La vida no es un anuncio de suavizante. Ni mimosín, ni mimosón. Trae muchos tramos de sol, sí. Y, a veces -para qué negarlo-, algunos ratos de pasillo oscuro “marrón tirando a negro”. Así viene el lote, sin posibilidad de devolución. Cuanto antes lo asumamos con deportividad y buen talante, antes dejamos de quejarnos. Es bueno ver las cosas con ganas de superarse.
Una amiga mía, Begoña, lo clava: “Un cuadro se pinta con luces y sombras; al final lo que importa es cómo queda en la pared la belleza de sus contrastes”. Y el doctor Enrique Rojas añade que la vida es como un tapiz (no sé si has visto del revés alguno bueno): precioso dibujo por un lado, nudos y remiendos por el otro. Y esos nudos, a veces, tiran. Pero son inevitables.
Pero ojo: sin sombra, no hay contraste. ¿Quién valora de verdad un amanecer si nunca ha pasado por lo oscuro de la noche?
De Japón llega una idea de las que se te quedan grabadas: el kintsugi. Vasija de cerámica rota, las grietas se rellenan con barniz mezclado con polvo de oro. No se disimulan las roturas; se exhiben. El cuenco curado vale más que el intacto. Porque cuenta, porque tiene, una historia.
En CampusHome, donde convivo con universitarios durante horas y horas, veo kintsugi humano todos los días. El que suspende tres veces la misma asignatura, la que arrastra un desamor, el que echa de menos su casa y no lo dice. Cada cual trae su (pequeña, o no tanto) grieta. Cuando se atreven a mostrársela al de al lado, empieza la soldadura: charla larga, escucha activa y empática, abrazo fuera de horario. Oro líquido que se cuela por la fisura.
Nadie pide romperse; sería de tontos. Pero si toca, toca. Y ahí eliges: esconder los pedazos o convertir la grieta en parte del dibujo.
Víktor Frankl, que sabía del asunto, decía que las ruinas son las ventanas que nos dejan ver el cielo.
No es una frase de póster: es verdad de las de verdad.
¿Que duele? Claro. La aventura de una vida que merece la pena deja a veces moratones. Otra cosa es qué haces con ellos. Quien ama, sufre.
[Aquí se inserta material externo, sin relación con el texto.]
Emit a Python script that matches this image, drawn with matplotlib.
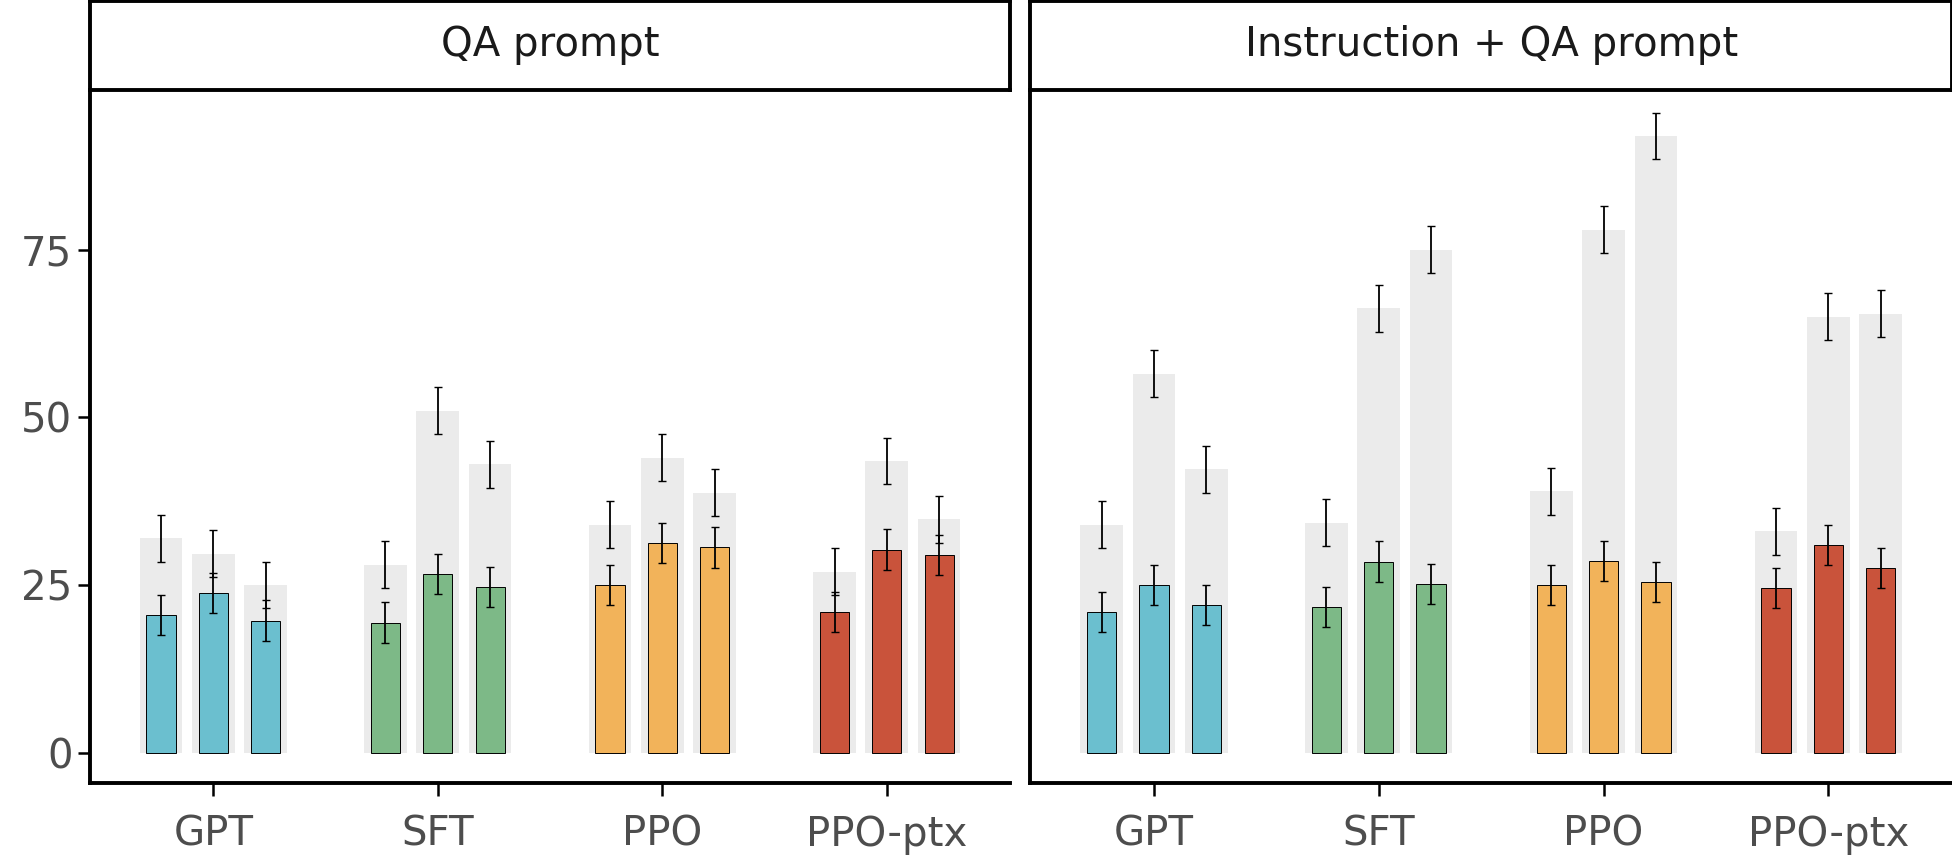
import numpy as np
import matplotlib.pyplot as plt

groups = ["GPT", "SFT", "PPO", "PPO-ptx"]
panels = ["QA prompt", "Instruction + QA prompt"]
colors = ["#6BBFCF", "#7DB987", "#F2B35A", "#C9533B"]

# gray (background) bar heights, per panel -> group -> 3 bars
gray_qa = [[32, 29.7, 25], [28, 51, 43], [34, 44, 38.8], [27, 43.5, 34.8]]
gray_iqa = [[34, 56.5, 42.3], [34.3, 66.3, 75], [39, 78, 92], [33, 65, 65.5]]
# colored bar heights
col_qa = [[20.5, 23.8, 19.7], [19.4, 26.7, 24.7], [25, 31.3, 30.6], [21, 30.3, 29.5]]
col_iqa = [[21, 25, 22], [21.7, 28.5, 25.2], [25, 28.6, 25.4], [24.6, 31, 27.5]]
gray_err = 3.5
col_err = 3.0

fig = plt.figure(figsize=(19.52, 8.65), dpi=100)
# layout measured in a 1565 x 694 frame
W, H = 1565, 694
boxes = [(72, 810), (826, 1565)]
offsets = [-0.233, 0, 0.233]

for p, ((x0, x1), gray, col) in enumerate(zip(boxes, [gray_qa, gray_iqa], [col_qa, col_iqa])):
    ax = fig.add_axes([x0 / W, 1 - 628 / H, (x1 - x0) / W, (628 - 72) / H])
    for g in range(4):
        for k in range(3):
            x = g + offsets[k]
            ax.bar(x, gray[g][k], width=0.19, color="#EBEBEB", zorder=1)
            ax.errorbar(x, gray[g][k], yerr=gray_err, fmt="none", ecolor="black",
                        elinewidth=1.3, capsize=3, zorder=3)
            ax.bar(x, col[g][k], width=0.13, color=colors[g], edgecolor="black",
                   linewidth=0.7, zorder=2)
            ax.errorbar(x, col[g][k], yerr=col_err, fmt="none", ecolor="black",
                        elinewidth=1.3, capsize=3, zorder=3)
    ax.set_xlim(-0.55, 3.55)
    ax.set_ylim(-4.5, 98.9)
    ax.set_xticks(range(4))
    ax.set_xticklabels(groups, fontsize=29, color="#4D4D4D")
    ax.spines["top"].set_visible(False)
    ax.spines["right"].set_visible(False)
    ax.spines["left"].set_linewidth(2.8)
    ax.spines["bottom"].set_linewidth(2.8)
    ax.tick_params(axis="x", length=9, width=1.8, pad=14)
    if p == 0:
        ax.set_yticks([0, 25, 50, 75])
        ax.tick_params(axis="y", labelsize=29, labelcolor="#4D4D4D", length=9, width=1.8)
    else:
        ax.set_yticks([])
    # strip
    sax = fig.add_axes([x0 / W, 1 - 72 / H, (x1 - x0) / W, 71 / H])
    sax.set_xticks([])
    sax.set_yticks([])
    for s in sax.spines.values():
        s.set_linewidth(2.8)
    sax.text(0.5, 0.5, panels[p], ha="center", va="center", fontsize=29,
             color="#1A1A1A", transform=sax.transAxes)

fig.savefig("out.png", dpi=100)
Mi propuesta es sencilla: presume de tu kintsugi. Cuenta la caída, enseña la junta dorada. Harás dos favores: a ti, porque conviertes la herida en testimonio de humanidad: ¡somos vulnerables!; y a quien te escucha, porque entenderá que él también puede pegar sus trozos.
Así que la próxima vez que la realidad te dé un mamporro recuerda esto: la vasija reparada, con su vena de oro, no solo sigue sirviendo… vale más.
Y quien no lo entienda, que revise su vajilla: quizá aún no ha usado la buena.